Business as usual au Fonds Vert qui accrédite le Crédit Agricole
Mercredi 9 mars - Après Deutsche Bank en 2015, le Fonds Vert vient d'accréditer le Crédit Agricole et HSBC à gérer les fonds collectés pour aider les pays du Sud à faire face aux impacts des changements climatiques.
Une décision critiquée par les ONG qui appelaient le Conseil du Fonds à rejeter leurs demandes et qui éloigne un peu plus cette institution de ses objectifs initiaux (1).
Bien que la logique veuille que le peu de ressources publiques serve dans leur totalité les intérêts des populations le plus dans le besoin, et non ceux de banques privées les plus puissantes au monde, l’accréditation du HSBC et Crédit Agricole, décidée le mercredi 9 mars par le Conseil du Fonds Vert, n’est pas très surprenante même si très décevante. Car le Fonds Vert pour le Climat a montré un biais en faveur des grandes institutions internationales depuis sa création.
Car ce sont aujourd’hui la Société financière internationale de la Banque mondiale, la Banque européenne d’investissement et la Banque africaine de développement qui ont également été accréditées pour gérer les fonds collectés par le Fonds Vert. Alors que le Fonds Vert avait été créé comme une alternative aux banques multilatérales de développement, toutes sont aujourd’hui ses partenaires officiels.
Et l’accréditation de banques commerciales telles que Deutsche Bank l’année dernière et HSBC et Crédit Agricole aujourd’hui aideront encore moins à faire du Fonds Vert un moteur du renforcement des capacités des pays en développement et un levier de financement pour les petits projets d’atténuation des impacts des changements climatique, projets peu attractifs pour les acteurs privés habitués à financer des projets rentables et d’envergure.
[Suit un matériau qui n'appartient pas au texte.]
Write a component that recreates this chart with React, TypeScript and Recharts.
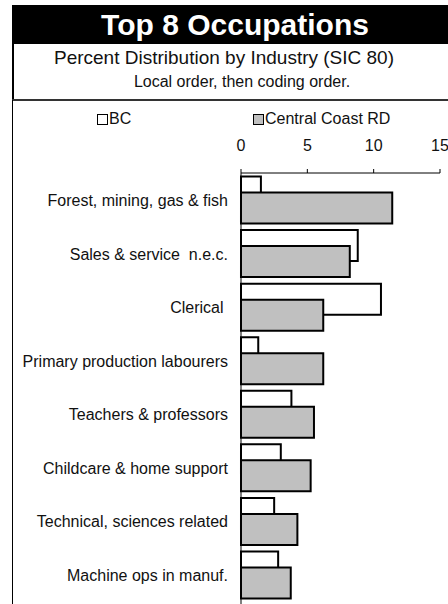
import { BarChart, Bar, XAxis, YAxis } from 'recharts';

const occupations = [
  'Forest, mining, gas & fish',
  'Sales & service\u00a0 n.e.c.',
  'Clerical\u00a0',
  'Primary production labourers',
  'Teachers & professors',
  'Childcare & home support',
  'Technical, sciences related',
  'Machine ops in manuf.',
];
const bcValues = [1.5, 8.8, 10.55, 1.3, 3.8, 3.0, 2.5, 2.8];
const ccValues = [11.4, 8.2, 6.2, 6.2, 5.5, 5.25, 4.25, 3.75];
const xTicks = [0, 5, 10, 15];
const seriesNames = ['BC', 'Central Coast RD'];

const data = occupations.map((name, i) => ({ name, bc: bcValues[i], cc: ccValues[i] }));

const font = '"Liberation Sans", Arial, sans-serif';

export default function App() {
  return (
    <div
      style={{
        position: 'absolute',
        left: 0,
        top: 0,
        width: 448,
        height: 604,
        overflow: 'hidden',
        background: '#fff',
        fontFamily: font,
      }}
    >
      {/* header band */}
      <div style={{ position: 'absolute', left: 12, top: 5, width: 436, height: 39, background: '#000' }} />
      <div
        style={{
          position: 'absolute',
          left: 35,
          width: 400,
          top: 7,
          textAlign: 'center',
          color: '#fff',
          fontWeight: 'bold',
          fontSize: 30,
          lineHeight: '36px',
        }}
      >
        Top 8 Occupations
      </div>
      <div style={{ position: 'absolute', left: 12, top: 44, width: 2, height: 57, background: '#000' }} />
      <div style={{ position: 'absolute', left: 12, top: 99, width: 436, height: 2, background: '#333' }} />
      <div style={{ position: 'absolute', left: 12, top: 100, width: 1, height: 504, background: '#000' }} />
      <div style={{ position: 'absolute', left: 0, width: 448, top: 47, textAlign: 'center', fontSize: 19, lineHeight: '22px', color: '#111' }}>
        Percent Distribution by Industry (SIC 80)
      </div>
      <div style={{ position: 'absolute', left: 36, width: 412, top: 73, textAlign: 'center', fontSize: 16, lineHeight: '18px', color: '#111' }}>
        Local order, then coding order.
      </div>

      {/* legend */}
      {seriesNames.map((s, i) => (
        <div
          key={s}
          style={{
            position: 'absolute',
            left: i === 0 ? 97 : 253,
            top: 110,
            display: 'flex',
            alignItems: 'center',
            fontSize: 16,
            lineHeight: '18px',
            color: '#111',
          }}
        >
          <span
            style={{
              display: 'inline-block',
              width: 9,
              height: 9,
              border: '1.5px solid #000',
              background: i === 0 ? '#fff' : '#c0c0c0',
              marginRight: 1,
            }}
          />
          {s}
        </div>
      ))}

      <div style={{ position: 'absolute', left: 0, top: 0 }}>
        <BarChart
          width={448}
          height={606}
          data={data}
          layout="vertical"
          margin={{ top: 143, right: 8, bottom: 0, left: 0 }}
          barSize={31}
          barGap={-15}
        >
          <XAxis
            type="number"
            orientation="top"
            domain={[0, 15]}
            ticks={xTicks}
            height={30}
            tickSize={4}
            tickMargin={18}
            stroke="#000"
            tick={{ fill: '#111', fontSize: 16, fontFamily: font }}
          />
          <YAxis
            type="category"
            dataKey="name"
            width={241}
            tickLine={false}
            tickSize={0}
            tickMargin={13}
            padding={{ top: 0.5, bottom: 4 }}
            stroke="#000"
            interval={0}
            tick={{ fill: '#111', fontSize: 16, fontFamily: font }}
          />
          <Bar dataKey="bc" name={seriesNames[0]} fill="#fff" stroke="#000" strokeWidth={2} isAnimationActive={false} />
          <Bar dataKey="cc" name={seriesNames[1]} fill="#c0c0c0" stroke="#000" strokeWidth={2} isAnimationActive={false} />
        </BarChart>
      </div>
    </div>
  );
}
Et alors que l’accréditation d’institutions de pays du Sud est souvent refusée ou minorée, on ne peut que relever le double standard du Conseil au profit de grandes institutions et au détriment de la légitimité et crédibilité du Fonds tout juste né. Car on imaginerait mal des établissements de pays en développement avec un passif aussi mauvais en termes de scandales financiers et violations des droits humains comme HSBC et Crédit Agricole être accrédités. Et aujourd’hui encore, on a assisté avec une claire démonstration de ce double standard avec le déclassement de grand à petit de la taille des projets qu’une entité éthiopienne (Ministère des Finances et de la Coopération économique de l’Ethiopie, MOFED) pouvait gérer sous motif qu’elle n’avait pas de lignes directrices en matière sociale et environnementale. Certes, de telles politiques existent au Crédit Agricole et à HSBC… sur le papier.
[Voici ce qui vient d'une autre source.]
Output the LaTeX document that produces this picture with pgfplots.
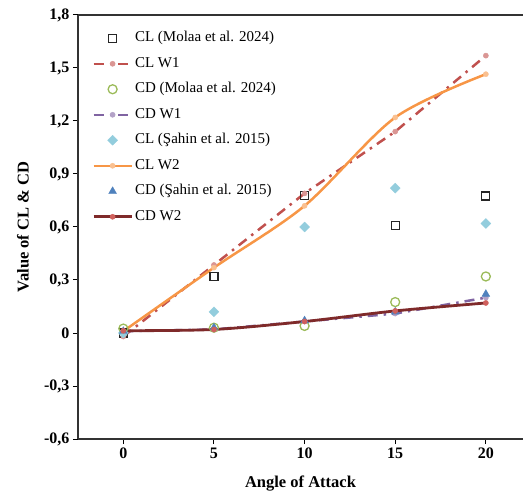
\documentclass[border=0pt]{standalone}
\usepackage{fontspec}
\setmainfont{Liberation Serif}
\usepackage{pgfplots}
\pgfplotsset{compat=1.18}
\definecolor{cBlack}{HTML}{000000}
\definecolor{cRed}{HTML}{C0504D}
\definecolor{cRedM}{HTML}{DA9694}
\definecolor{cGreen}{HTML}{9BBB59}
\definecolor{cPurple}{HTML}{8064A2}
\definecolor{cPurpleM}{HTML}{B3A2C7}
\definecolor{cCyan}{HTML}{93CDDD}
\definecolor{cOrange}{HTML}{F79646}
\definecolor{cOrangeM}{HTML}{FAC090}
\definecolor{cBlue}{HTML}{4F81BD}
\definecolor{cMaroon}{HTML}{7F2A2A}
\definecolor{cMaroonM}{HTML}{D0605C}
\begin{document}
\begin{tikzpicture}
\begin{axis}[
  name=ax,
  scale only axis,
  width=445pt, height=424pt,
  xmin=-2.5, xmax=22.05,
  ymin=-0.6, ymax=1.8,
  axis x line*=box, axis y line*=left,
  axis line style={-, line width=1.4pt, black!80},
  xtick={0,5,10,15,20},
  xticklabels={0,5,10,15,20},
  ytick={-0.6,-0.3,0,0.3,0.6,0.9,1.2,1.5,1.8},
  yticklabels={{-0,6},{-0,3},0,{0,3},{0,6},{0,9},{1,2},{1,5},{1,8}},
  xtick pos=bottom, ytick pos=left,
  tick align=outside,
  major tick length=5pt,
  tick style={black, line width=1pt},
  ticklabel style={font=\fontsize{16}{19}\selectfont\bfseries},
  xlabel={Angle of Attack},
  ylabel={Value of CL \& CD},
  every axis x label/.style={at={(axis description cs:0.5,-0.104)}, anchor=center, font=\fontsize{16.5}{19}\selectfont\bfseries},
  every axis y label/.style={at={(axis description cs:-0.124,0.5)}, rotate=90, anchor=center, font=\fontsize{16.5}{19}\selectfont\bfseries},
  legend style={at={(axis description cs:0.0315,0.968)}, anchor=north west,
    draw=none, fill=none, inner sep=0pt, row sep=6.5pt,
    font=\fontsize{15}{18}\selectfont,
    nodes={text height=11pt, text depth=4pt, inner sep=2pt}},
  legend cell align=left,
  legend image code/.code={\draw[mark repeat=2,mark phase=2,#1] plot coordinates {(0pt,0pt) (19pt,0pt) (38pt,0pt)};},
]
% CL (Molaa et al. 2024)
\addplot[only marks, mark=square, mark size=4pt, mark options={draw=black!85, line width=1.2pt, fill=none}]
  coordinates {(0,0) (5,0.32) (10,0.78) (15,0.61) (20,0.775)};
\addlegendentry{CL (Molaa et al. 2024)}
% CL W1
\addplot[cRed, line width=2.5pt, dash pattern=on 10pt off 6pt on 2.5pt off 6pt, mark=*, mark size=2.6pt, mark options={solid, line width=0.4pt, draw=cRedM, fill=cRedM}]
  coordinates {(0,-0.02) (5,0.385) (10,0.79) (15,1.14) (20,1.57)};
\addlegendentry{CL W1}
% CD (Molaa et al. 2024)
\addplot[only marks, mark=o, mark size=4.5pt, mark options={draw=cGreen, line width=1.3pt}]
  coordinates {(0,0.025) (5,0.03) (10,0.04) (15,0.175) (20,0.32)};
\addlegendentry{CD (Molaa et al. 2024)}
% CD W1
\addplot[cPurple, line width=2.5pt, dash pattern=on 10pt off 6pt on 2.5pt off 6pt, mark=*, mark size=2.6pt, mark options={solid, line width=0.4pt, draw=cPurpleM, fill=cPurpleM}]
  coordinates {(0,0.01) (5,0.02) (10,0.065) (15,0.11) (20,0.2)};
\addlegendentry{CD W1}
% CL (Sahin et al. 2015)
\addplot[only marks, mark=square*, mark size=3.5pt, mark options={rotate=45, line width=0.4pt, draw=cCyan, fill=cCyan}]
  coordinates {(0,0) (5,0.12) (10,0.6) (15,0.82) (20,0.62)};
\addlegendentry{CL (Şahin et al. 2015)}
% CL W2
\addplot[cOrange, line width=2.5pt, smooth, mark=*, mark size=2.6pt, mark options={line width=0.4pt, draw=cOrangeM, fill=cOrangeM}]
  coordinates {(0,0.01) (5,0.37) (10,0.72) (15,1.22) (20,1.465)};
\addlegendentry{CL W2}
% CD (Sahin et al. 2015)
\addplot[only marks, mark=triangle*, mark size=4.5pt, mark options={line width=0.4pt, draw=cBlue, fill=cBlue}]
  coordinates {(0,0.01) (5,0.03) (10,0.07) (15,0.12) (20,0.22)};
\addlegendentry{CD (Şahin et al. 2015)}
% CD W2
\addplot[cMaroon, line width=2.8pt, smooth, mark=*, mark size=2.6pt, mark options={line width=0.4pt, draw=cMaroonM, fill=cMaroonM}]
  coordinates {(0,0.013) (5,0.02) (10,0.065) (15,0.125) (20,0.17)};
\addlegendentry{CD W2}
\end{axis}
\pgfresetboundingbox
\useasboundingbox ([xshift=-78pt,yshift=-53pt]ax.south west) rectangle ([yshift=15pt]ax.north east);
\end{tikzpicture}
\end{document}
Le troisième processus d’accréditation a renforcé la captation de l’extrême majorité des ressources du Fonds par les institutions internationales dominantes, mais la contestation de la société civile aura toutefois permis de générer un débat avec les membres du Conseil concernant le suivi des accréditations des grandes banques commerciales. Si on note le silence affligeant de la France, pourtant toujours présidente de la COP21, sur la question des financements aux énergies fossiles des deux banques, on salue la Suède ainsi que l’Allemagne, les Pays-Bas, la Norvège, et le Royaume-Uni pour avoir relevé cette incohérence de demander à des banques qui financent les changements climatiques de gérer des fonds dédiés au climat.
Pour finir, le Fonds suivra l’évolution des activités des deux banques en vue de la réévaluation de leur accréditation dans 5 ans. Au-delà du respect de mesures anti-fraude ou blanchiment d’argent, il est demandé aux banques d’aligner leurs activités avec la transition vers une économie bas carbone, et résiliente aux changements climatiques.
Pour les Amis de la Terre, cela doit commencer par mettre un terme à tout financement pour des nouveaux projets de centrales à charbon partout dans le monde et à tout soutien aux entreprises qui développent de nouveaux projets de mines, centrales ou infrastructures de charbon ainsi qu’à celles actives dans l’achat et la vente de charbon sur les marchés internationaux.
(1) Voir le communiqué de presse qui appelait le Fonds Vert à rejeter les demandes d’accréditation du Crédit Agricole et d’HSBC.